Biography: Lifeguard Cossacks [Russia]
Cossacks owed allegiance to the Tsar and were composed of a number of regional groups or ‘hosts’, the Russian Don, Ural and Terek Cossacks being amongst the most notable of these. The red-uniformed Lifeguard Cossack Regiment was the most famous and prestigious of all the Tsar’s Cossack cavalry. Men were specially selected to join the Lifeguard, being chosen from regular cavalry regiments for their imposing height and strength.
Four squadrons from this regiment took part in the campaign of 1812, following Napoleon’s invasion of Russia.

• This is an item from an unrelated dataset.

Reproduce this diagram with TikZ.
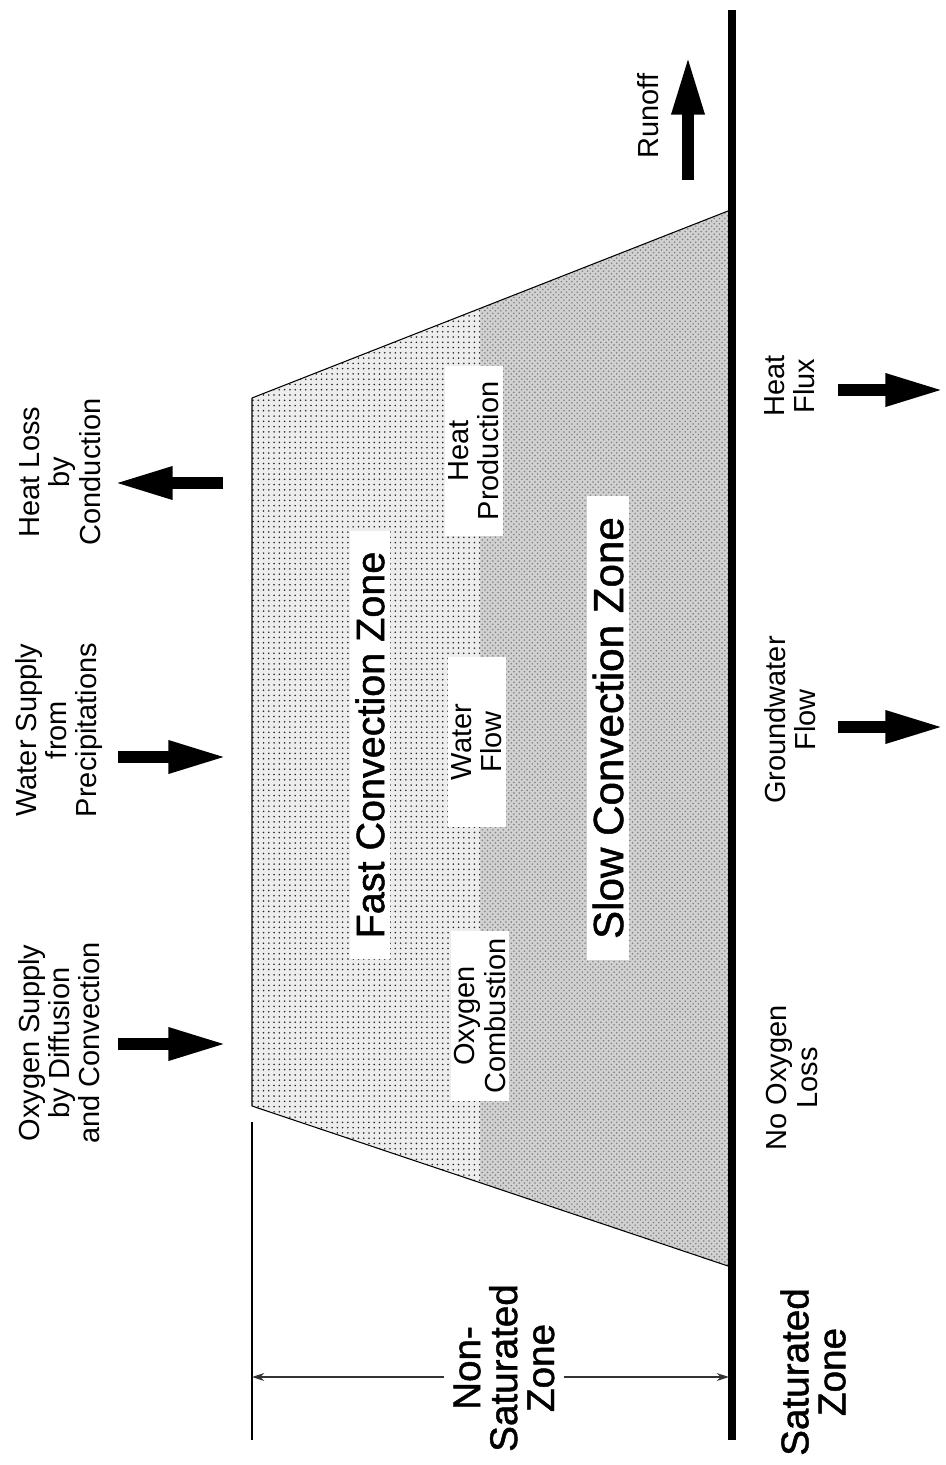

It took part in the very first battle of the campaign, contesting the French crossing on the River Neimen, later covering the subsequent retreat of the Russian army.
In July 1812, at the Battle of Vitebsk, the regiment captured a French battery right under the nose of Napoleon himself, momentarily causing some alarm in the French headquarters. Thereafter, the Lifeguard Cossacks took part in the following battles of both Smolensk and Valutino Gora. These were just the precursors to the great battle of Borodino on 7th September 1812, which would prove to be the most bloodiest day’s fighting of the entire Napoleonic wars. The regiment was a part of General Platov and General Uvarov’s cavalry attack on the left flank and rear of the French. This attack, totalling 8000 cavalry, proved crucial in at least winning the Russian army some valuable time at a crucial moment in the battle and, it is said by some, contributed to Napoleon not committing his Imperial Guard to the fray for fear of further cossack attacks.
The Lifeguard Cossacks covered the retreat to Moscow and later joined the long pursuit of the embattled and weary French Grande Army right up to Vilnius in the Baltic. Thereafter, it accompanied the Russian Emperor in all the campaigns and battles of 1813-1814, including the battles of Bautzen and Leipzig. At the latter action, the Lifeguard Cossacks distinguished themselves in a notable action whereby they gallantly counterattacked the French and Saxon cuirassiers.
By 1814, Napoleon had been forced back to defend France. The Lifeguard Cossacks charged at Fère-Champenoise, the last major battle before the fall of Paris on March 30, 1814. The regiment finally entered Paris in triumph and bivouacked on the Champs Elysees. They had come a long way from their homelands near the river Don and the Black Sea coast. In respect for the prowess, Napoleon is credited with declaring, “Cossacks are the finest light troops among all that exist. If I had them in my army, I would go through all the world with them.”
Notable Battles: Vitebsk, Smolensk, Borodino, Bautzen, Leipzig, Fere-Champenoise.